I heard from Steve Casscles the other day. He told me his authoritative book about cool climate grapes of the Hudson Valley and other regions of North America has been published in a revised and updated Second Edition that includes two new chapters on rarely covered 19th-century Heritage grape varieties developed in New England. Steve gave me a peek at a couple of interesting facts he uncovered in his extensive research.
Catawba is 1/2 vinifera, and Concord comes from Catawba and is 1/4 vinifera !! There are many Catawba and Concord hybrids so what we thought was all labrusca is really 1/4 or so vinifera.
Also that the ES Rogers hybrids have been forgotten and are really good grape varieties that were used by TV Munson for his many grape breeds, and Winchell, a chance seedling from VT is the basis of all the Cornell white wine grapes.
Steve also provided me with an in-depth look at what you can expect to find in his latest publication.
I am very pleased to announce that the newly revised second edition of Grapes of the Hudson Valley and Other Cool Climate Regions of the United States and Canada, 2nd Edition, Revised & Updated to Include New England Grapes is NOW IN PRINT AND AVAILABLE at http://www.flintminepress.com
This second edition contains two new chapters on rarely-covered 19th-century Heritage grape varieties developed in New England. I grow many of these varieties, such as the E. S. Rogers hybrids, Agawam, Salem, Massasoit, and Lindley, and grapes bred by E. Bull, Captain Moore, Diane Crehore (one of the few women grape breeders in the US). These New England heritage varieties are hardy, fungus disease resistant, & productive in the field, and make quality wines in the cellar and co-ferments in the brewery. These New England heritage grape varieties are now finding their way into co-ferment beer/wines. Many of the Rogers’ hybrids found their way into the grape varieties bred by TV Munson.

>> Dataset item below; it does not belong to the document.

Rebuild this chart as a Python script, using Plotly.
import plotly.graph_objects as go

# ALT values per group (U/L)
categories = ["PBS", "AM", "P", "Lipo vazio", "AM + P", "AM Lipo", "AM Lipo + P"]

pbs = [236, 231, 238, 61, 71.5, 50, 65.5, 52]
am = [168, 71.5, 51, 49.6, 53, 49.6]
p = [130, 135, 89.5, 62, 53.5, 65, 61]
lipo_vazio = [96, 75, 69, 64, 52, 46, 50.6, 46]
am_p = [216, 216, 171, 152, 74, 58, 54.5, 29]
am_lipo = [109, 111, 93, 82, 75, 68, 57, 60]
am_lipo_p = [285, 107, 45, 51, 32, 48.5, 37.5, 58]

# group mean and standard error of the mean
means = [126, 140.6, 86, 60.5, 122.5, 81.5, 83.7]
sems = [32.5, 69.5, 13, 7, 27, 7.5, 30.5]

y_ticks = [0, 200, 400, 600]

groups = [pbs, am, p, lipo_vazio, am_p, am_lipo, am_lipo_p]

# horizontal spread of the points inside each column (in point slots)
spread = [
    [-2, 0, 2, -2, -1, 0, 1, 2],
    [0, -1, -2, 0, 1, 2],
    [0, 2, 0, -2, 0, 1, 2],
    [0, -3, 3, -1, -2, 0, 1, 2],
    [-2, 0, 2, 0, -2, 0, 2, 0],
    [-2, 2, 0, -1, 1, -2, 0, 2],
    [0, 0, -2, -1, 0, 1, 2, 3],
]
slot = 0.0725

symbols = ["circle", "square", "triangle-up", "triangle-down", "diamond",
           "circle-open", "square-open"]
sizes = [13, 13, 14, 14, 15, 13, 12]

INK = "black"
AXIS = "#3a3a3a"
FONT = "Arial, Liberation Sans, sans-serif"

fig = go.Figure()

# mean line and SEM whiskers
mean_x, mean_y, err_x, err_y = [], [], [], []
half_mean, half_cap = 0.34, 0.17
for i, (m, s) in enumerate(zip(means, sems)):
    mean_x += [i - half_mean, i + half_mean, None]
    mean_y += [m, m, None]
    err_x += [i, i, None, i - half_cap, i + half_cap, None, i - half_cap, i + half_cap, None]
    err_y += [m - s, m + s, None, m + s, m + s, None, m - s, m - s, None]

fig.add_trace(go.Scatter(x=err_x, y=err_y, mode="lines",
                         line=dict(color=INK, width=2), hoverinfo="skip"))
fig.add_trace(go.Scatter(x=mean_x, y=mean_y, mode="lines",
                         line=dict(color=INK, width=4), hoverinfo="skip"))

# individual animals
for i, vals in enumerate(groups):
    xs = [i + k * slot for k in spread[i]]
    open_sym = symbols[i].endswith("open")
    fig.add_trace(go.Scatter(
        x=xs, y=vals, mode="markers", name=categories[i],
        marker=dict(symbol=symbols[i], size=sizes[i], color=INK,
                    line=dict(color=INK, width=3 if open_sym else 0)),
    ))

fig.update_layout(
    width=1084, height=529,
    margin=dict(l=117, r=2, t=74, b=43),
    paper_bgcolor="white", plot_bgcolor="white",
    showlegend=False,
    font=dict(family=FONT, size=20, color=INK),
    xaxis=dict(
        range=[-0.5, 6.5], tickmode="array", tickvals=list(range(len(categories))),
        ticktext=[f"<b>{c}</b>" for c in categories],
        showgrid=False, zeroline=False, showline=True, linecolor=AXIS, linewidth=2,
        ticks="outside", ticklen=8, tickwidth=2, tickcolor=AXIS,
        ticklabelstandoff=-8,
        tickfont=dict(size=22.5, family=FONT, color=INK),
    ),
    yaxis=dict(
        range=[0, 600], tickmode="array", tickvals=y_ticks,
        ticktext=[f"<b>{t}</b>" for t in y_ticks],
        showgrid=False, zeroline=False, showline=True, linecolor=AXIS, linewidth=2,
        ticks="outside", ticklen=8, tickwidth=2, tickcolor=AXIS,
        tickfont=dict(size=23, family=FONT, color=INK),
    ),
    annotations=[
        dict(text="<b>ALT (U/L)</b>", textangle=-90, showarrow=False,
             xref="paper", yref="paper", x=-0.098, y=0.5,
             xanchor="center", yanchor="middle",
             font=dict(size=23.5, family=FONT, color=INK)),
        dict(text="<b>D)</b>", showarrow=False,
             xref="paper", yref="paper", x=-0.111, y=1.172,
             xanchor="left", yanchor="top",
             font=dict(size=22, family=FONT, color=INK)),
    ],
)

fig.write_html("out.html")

The book includes new revelations about the true genetic ancestry of grape varieties such as Catawba, Concord, Chambourcin, and Vignoles. It updates the genetic history of Catawba and Concord now that it is clear that Catawba is one-half vinifera (Semillion) in its parentage and that Concord is an offspring of Catawba, which means it is one-quarter vinifera in its genetic ancestry. This is a significant revelation because there are many Concord and Catawba heritage hybrids such as Iona, Jefferson, Diamond, Diana, and Dutchess, which have now conclusively been determined to have significant European vinifera heritage. Further, it conclusively delineates the ancestry of the French-American winemaking grape varieties Chambourcin and Vignoles (thanks to Dr. Bruce Reisch for pointing out the new genetic information about Vignoles).
It evaluates over 200 cool climate grape varieties with an eye towards assisting fruit growers and winemakers across the United States, Canada, Northern Europe, and Northeast Asia to identify grape varieties that are hardy, fungus disease resistant, and productive so that they can be grown either in a sustainable manner with minimal pesticide applications, and in some cases organically.
This second edition will offer guidance to our struggling growers and wineries going forward as we jointly face our increasingly changing climate. The Cool Climate grape varieties that this book covers could help our local growers to identify and grow grape varieties that can be grown more sustainably, are productive and make quality wines, beer/wines, cider/wines, and distilled products.
Copies can be purchased at http://www.flintminepress.com.
Thank you Steve for your tireless efforts to provide us with this important information. The answer to the threat of a changing climate poses to our vineyards may lay in these long-forgotten grape varieties.